# Functors respect inclusion?

I am working with modules, but I guess this question is valid with any abelian category.

Let $R$ be a ring, and $F$ a covariant functor. Let $M$ be an $R$-module and $N$ a submodule of $M$. Looking at certain examples (like the $\cdot \oplus A$ functor, or the $\operatorname{Hom}_R(A, \cdot)$ functor, for a fixed $R$-module $A$), I am tempted to say that $FN$ is a submodule of $FM$, or at least that $FN$ embeds into $FM$ in a very natural way: with the homomorphism $F \iota$, where $\iota : N \longrightarrow M$ is the inclusion. This is true if $F$ is left exact, or more generally if it preserves monomorphisms, but it is always true?

If $F$ is instead contravariant, there seems to be no sensible notion of how $FN$ and $FM$ relate to each other in terms of inclusion.

I believe there is no reason for my first question to be true, but I cannot think of a counterexample. Also, more informally, I was wondering why it doesn't work. What I mean is that we define a functor with some "structure-preserving" properties, so that we can use it to study our objects. Then why isn't such a natural relation as inclusion be preserved by a functor?

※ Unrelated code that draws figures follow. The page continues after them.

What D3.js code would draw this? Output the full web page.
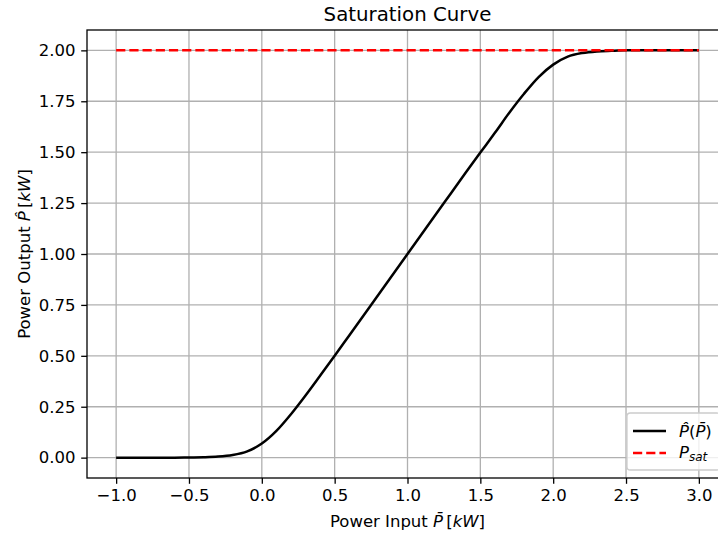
<!DOCTYPE html>
<html>
<head>
<meta charset="utf-8">
<script src="https://cdn.jsdelivr.net/npm/d3@7"></script>
<style>
  body { margin: 0; background: #fff; }
  svg { font-family: "DejaVu Sans", sans-serif; }
  .grid line { stroke: #b0b0b0; stroke-width: 1.3; }
</style>
</head>
<body>
<div id="chart"></div>
<script>
'use strict';

// ---------- Data ---------- //
var inputP = [-1.0, -0.8, -0.6, -0.5, -0.4, -0.3, -0.2, -0.1, 0.0, 0.1, 0.2, 0.3, 0.4, 0.5, 0.6,
              0.75, 1.0, 1.25, 1.4, 1.5, 1.6, 1.7, 1.8, 1.9, 2.0, 2.1, 2.2, 2.3, 2.4, 2.5, 2.75, 3.0];
var outputP = [0.0, 0.0, 0.0, 0.001, 0.002, 0.005, 0.013, 0.031, 0.069, 0.131, 0.213, 0.305, 0.402, 0.50, 0.60,
               0.75, 1.0, 1.25, 1.4, 1.498, 1.595, 1.695, 1.787, 1.869, 1.93, 1.969, 1.987, 1.995, 1.998, 2.0, 2.0, 2.0];
var satX = [-1.0, 3.0];
var satY = [2.0, 2.0];

var xTicks = [-1.0, -0.5, 0.0, 0.5, 1.0, 1.5, 2.0, 2.5, 3.0];
var yTicks = [0.0, 0.25, 0.5, 0.75, 1.0, 1.25, 1.5, 1.75, 2.0];

// ---------- Layout ---------- //
var width = 718, height = 536;
var axL = 87, axR = 728, axT = 30, axB = 478;
var fs = 16.5;

var svg = d3.select('#chart').append('svg')
  .attr('width', width)
  .attr('height', height);

var x = d3.scaleLinear().domain([-1.2, 3.2]).range([axL, axR]);
var y = d3.scaleLinear().domain([-0.1, 2.1]).range([axB, axT]);

function fmtX(d) { return d3.format('.1f')(d).replace('-', '\u2212'); }
function fmtY(d) { return d3.format('.2f')(d).replace('-', '\u2212'); }

// grid
svg.append('g').attr('class', 'grid')
  .selectAll('line').data(xTicks).enter().append('line')
  .attr('x1', function (d) { return x(d); })
  .attr('x2', function (d) { return x(d); })
  .attr('y1', axT).attr('y2', axB);
svg.append('g').attr('class', 'grid')
  .selectAll('line').data(yTicks).enter().append('line')
  .attr('x1', axL).attr('x2', axR)
  .attr('y1', function (d) { return y(d); })
  .attr('y2', function (d) { return y(d); });

// axes
var xAxis = svg.append('g')
  .attr('transform', 'translate(0,' + axB + ')')
  .call(d3.axisBottom(x).tickValues(xTicks).tickFormat(fmtX).tickSizeInner(5.8).tickSizeOuter(0).tickPadding(5.8));
var yAxis = svg.append('g')
  .attr('transform', 'translate(' + axL + ',0)')
  .call(d3.axisLeft(y).tickValues(yTicks).tickFormat(fmtY).tickSizeInner(5.8).tickSizeOuter(0).tickPadding(5.8));
[xAxis, yAxis].forEach(function (a) {
  a.select('.domain').remove();
  a.selectAll('line').attr('stroke', '#000').attr('stroke-width', 1.3);
  a.selectAll('text').attr('font-size', fs).attr('font-family', 'DejaVu Sans').attr('fill', '#000');
});

// lines
var line = d3.line()
  .x(function (d) { return x(d[0]); })
  .y(function (d) { return y(d[1]); })
  .curve(d3.curveMonotoneX);

svg.append('path')
  .datum(d3.zip(inputP, outputP))
  .attr('d', line)
  .attr('fill', 'none')
  .attr('stroke', '#000')
  .attr('stroke-width', 2.5);

svg.append('path')
  .datum(d3.zip(satX, satY))
  .attr('d', line)
  .attr('fill', 'none')
  .attr('stroke', '#ff0000')
  .attr('stroke-width', 2.5)
  .attr('stroke-dasharray', '9.2,4');

// spines
svg.append('rect')
  .attr('x', axL).attr('y', axT)
  .attr('width', axR - axL).attr('height', axB - axT)
  .attr('fill', 'none').attr('stroke', '#000').attr('stroke-width', 1.3);

// title
svg.append('text')
  .attr('x', (axL + axR) / 2).attr('y', 21)
  .attr('text-anchor', 'middle')
  .attr('font-size', 19.8)
  .text('Saturation Curve');

// axis labels
var xl = svg.append('text')
  .attr('x', (axL + axR) / 2).attr('y', 527)
  .attr('text-anchor', 'middle')
  .attr('font-size', fs);
xl.append('tspan').text('Power Input ');
xl.append('tspan').attr('font-style', 'italic').text('P\u0304');
xl.append('tspan').text('\u2009[');
xl.append('tspan').attr('font-style', 'italic').text('kW');
xl.append('tspan').text(']');

var yl = svg.append('text')
  .attr('transform', 'translate(30,' + (axT + axB) / 2 + ') rotate(-90)')
  .attr('text-anchor', 'middle')
  .attr('font-size', fs);
yl.append('tspan').text('Power Output ');
yl.append('tspan').attr('font-style', 'italic').text('P\u0302');
yl.append('tspan').text('\u2009[');
yl.append('tspan').attr('font-style', 'italic').text('kW');
yl.append('tspan').text(']');

// legend
var lg = svg.append('g');
lg.append('rect')
  .attr('x', 627).attr('y', 413)
  .attr('width', 93).attr('height', 57)
  .attr('rx', 3.3)
  .attr('fill', '#fff').attr('fill-opacity', 0.8)
  .attr('stroke', '#cccccc').attr('stroke-width', 1.3);

var entries = [
  { color: '#000', dash: null, cy: 431 },
  { color: '#ff0000', dash: '9.2,4', cy: 453 }
];
lg.selectAll('line').data(entries).enter().append('line')
  .attr('x1', 633).attr('x2', 666)
  .attr('y1', function (d) { return d.cy; })
  .attr('y2', function (d) { return d.cy; })
  .attr('stroke', function (d) { return d.color; })
  .attr('stroke-width', 2.5)
  .attr('stroke-dasharray', function (d) { return d.dash; });

var t1 = lg.append('text').attr('x', 679).attr('y', 437).attr('font-size', fs);
t1.append('tspan').attr('font-style', 'italic').text('P\u0302');
t1.append('tspan').text('(');
t1.append('tspan').attr('font-style', 'italic').text('P\u0304');
t1.append('tspan').text(')');

var t2 = lg.append('text').attr('x', 679).attr('y', 458).attr('font-size', fs);
t2.append('tspan').attr('font-style', 'italic').text('P');
t2.append('tspan').attr('font-style', 'italic').attr('font-size', 12).attr('dy', 3).text('sat');
</script>
</body>
</html>
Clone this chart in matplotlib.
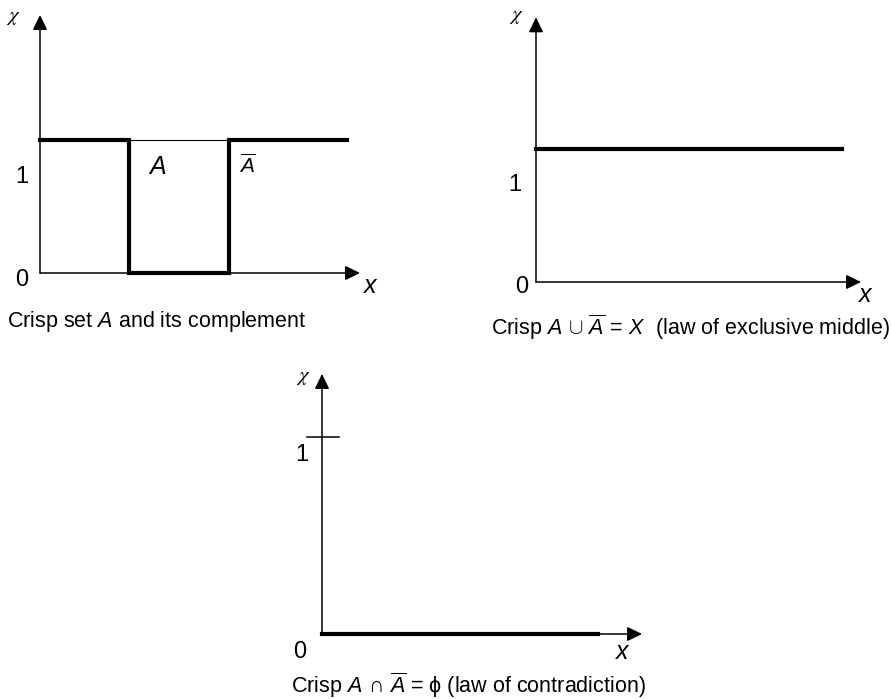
import matplotlib.pyplot as plt

plt.rcParams['font.family'] = ['Liberation Sans', 'DejaVu Sans']
plt.rcParams['mathtext.fontset'] = 'custom'
plt.rcParams['mathtext.rm'] = 'Liberation Sans'
plt.rcParams['mathtext.it'] = 'Liberation Sans:italic'

# panel 1: crisp set A and its complement (x in arbitrary units, chi in 0/1)
comp_x = [0, 8.9, 8.9, 18.9, 18.9, 30.7]
comp_chi = [1, 1, 0, 0, 1, 1]
setA_x = [8.9, 18.9]
setA_chi = [1, 1]

# panel 2: union = X
union_x = [0, 30.6]
union_chi = [1, 1]

# panel 3: intersection = empty
inter_x = [0, 27.6]
inter_chi = [0, 0]

captions = [r"Crisp set $A$ and its complement",
            r"Crisp $A\,\cup\,\overline{A}\,=\,X$  (law of exclusive middle)",
            r"Crisp $A\,\cap\,\overline{A}$ = ϕ (law of contradiction)"]

W, H = 892, 699
fig = plt.figure(figsize=(W / 100, H / 100), dpi=100)


def make_axes(ox, oy, sx, sy, xmin, xmax, ymin, ymax):
    # origin given in pixels (from top-left), sx/sy pixels per data unit
    left = (ox + xmin * sx) / W
    bottom = (H - oy + ymin * sy) / H
    ax = fig.add_axes([left, bottom, (xmax - xmin) * sx / W, (ymax - ymin) * sy / H])
    ax.set_xlim(xmin, xmax)
    ax.set_ylim(ymin, ymax)
    ax.axis('off')
    return ax


def draw_frame(ax, xtip, ytip):
    ap = dict(arrowstyle='-|>,head_length=0.45,head_width=0.22', lw=1.1, color='black',
              shrinkA=0, shrinkB=0, mutation_scale=20)
    ax.annotate('', xy=(xtip, 0), xytext=(0, 0), arrowprops=ap, annotation_clip=False)
    ax.annotate('', xy=(0, ytip), xytext=(0, 0), arrowprops=ap, annotation_clip=False)


def labels(ax, one, zero, xlab, chi):
    ax.text(one[0], one[1], '1', fontsize=17, ha='center', va='center')
    ax.text(zero[0], zero[1], '0', fontsize=17, ha='center', va='center')
    ax.text(xlab[0], xlab[1], 'x', fontsize=18, style='italic', ha='center', va='center')
    ax.text(chi[0], chi[1], r'$\chi$', fontsize=15, ha='center', va='center',
            math_fontfamily='stix')


thick = 3.0

# panel 1
ax1 = make_axes(40, 273, 10, 133, -4, 34, -0.2, 2.0)
draw_frame(ax1, 32.0, 1.94)
ax1.plot(setA_x, setA_chi, color='black', lw=0.8)
ax1.plot(comp_x, comp_chi, color='black', lw=thick, solid_joinstyle='miter')
ax1.text(11.7, 0.8, '$A$', fontsize=18, ha='center', va='center')
ax1.text(20.7, 0.81, r'$\overline{A}$', fontsize=15, ha='center', va='center')
labels(ax1, (-1.8, 0.72), (-1.8, -0.05), (33.0, -0.1), (-2.7, 1.92))

# panel 2
ax2 = make_axes(536, 282, 10, 133, -4, 34, -0.2, 2.05)
draw_frame(ax2, 32.5, 1.99)
ax2.plot(union_x, union_chi, color='black', lw=thick)
labels(ax2, (-2.1, 0.73), (-1.4, -0.04), (32.9, -0.1), (-2.0, 2.0))

# panel 3
ax3 = make_axes(322, 634, 10, 197, -4, 34, -0.15, 1.4)
draw_frame(ax3, 32.0, 1.32)
ax3.plot(inter_x, inter_chi, color='black', lw=thick)
ax3.plot([-1.5, 1.7], [1, 1], color='black', lw=1.1)
labels(ax3, (-2.0, 0.91), (-2.2, -0.09), (30.0, -0.09), (-1.9, 1.3))

# captions
fig.text(157 / W, 1 - 322 / H, captions[0], fontsize=15.5, ha='center', va='center')
fig.text(691 / W, 1 - 327 / H, captions[1], fontsize=15.5, ha='center', va='center')
fig.text(468 / W, 1 - 685 / H, captions[2], fontsize=15.5, ha='center', va='center')

fig.savefig('out.png', dpi=100)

• Tensoring with a fixed module is a functor (from the category of $R$-modules to itself) which doesn't necessarily respect injectivity. In fact, a module for which tensoring with that module respects injectivity is called "flat", and it is a rather important concept. Jan 5, 2018 at 14:33
• I know of the counterexample with $M = \mathbb{Z}$, $N = 2 \mathbb{Z}$ and $F$ that is tensoring with $\mathbb{Z} / 2 \mathbb{Z}$. Then the inclusion becomes the zero map $FN \longrightarrow FM$. However I feel like this is a sort of half-counterexample. The inclusion doesn't work, but clearly $FN$ embeds into $FM$. Do you know of any counterexample where there is no room for doubt? Sorry if I'm picky... Jan 5, 2018 at 14:58
• @user404944 Take the inclusion $\mathbb{Z}\to \mathbb{Q}$ with the same $F$. Jan 5, 2018 at 15:28

I assume $F$ is a functor from modules to modules. A typical example is $M \otimes_R (-)$ where $M$ is a right $R$-module: this is a functor from left $R$-modules to abelian groups. It preserves monomorphisms / injectivity iff it is exact (for this we need to know that the functor is already additive and right exact) iff $M$ is flat, and there are many examples of modules which are not flat.
Perhaps the simplest one is $\mathbb{Z}/2\mathbb{Z}$, or more generally any abelian group with nontrivial torsion, as a module over $\mathbb{Z}$. The corresponding functor sends an abelian group $A$ to the quotient $A/2A$; the quotient map $A \to A/2A$ is the universal map from $A$ to a $\mathbb{Z}/2\mathbb{Z}$-module, or equivalently an $\mathbb{F}_2$-vector space. And this functor does not preserve the inclusion $\mathbb{Z} \subsetneq \mathbb{Z}[1/2]$, because the latter is sent to zero.
Let me first address your last question. It's not correct to think of a functor as an operation that preserves all the structure of modules. Rather, a functor is an operation that preserves certain very specific structure: namely, homomorphisms and their composition. There is no reason to expect a general functor to preserve anything more than that, because that's not what functors are designed to do. You may find it enlightening to consider group homomorphisms as an analogy. The property of being a normal subgroup is extremely important in group theory, but if $f:G\to H$ is a group homomorphism and $K\subseteq G$ is a normal subgroup, then $f(K)$ is not necessarily a normal subgroup of $H$. This isn't a flaw in the definition of group homomorphisms; it's just not what they're designed to do.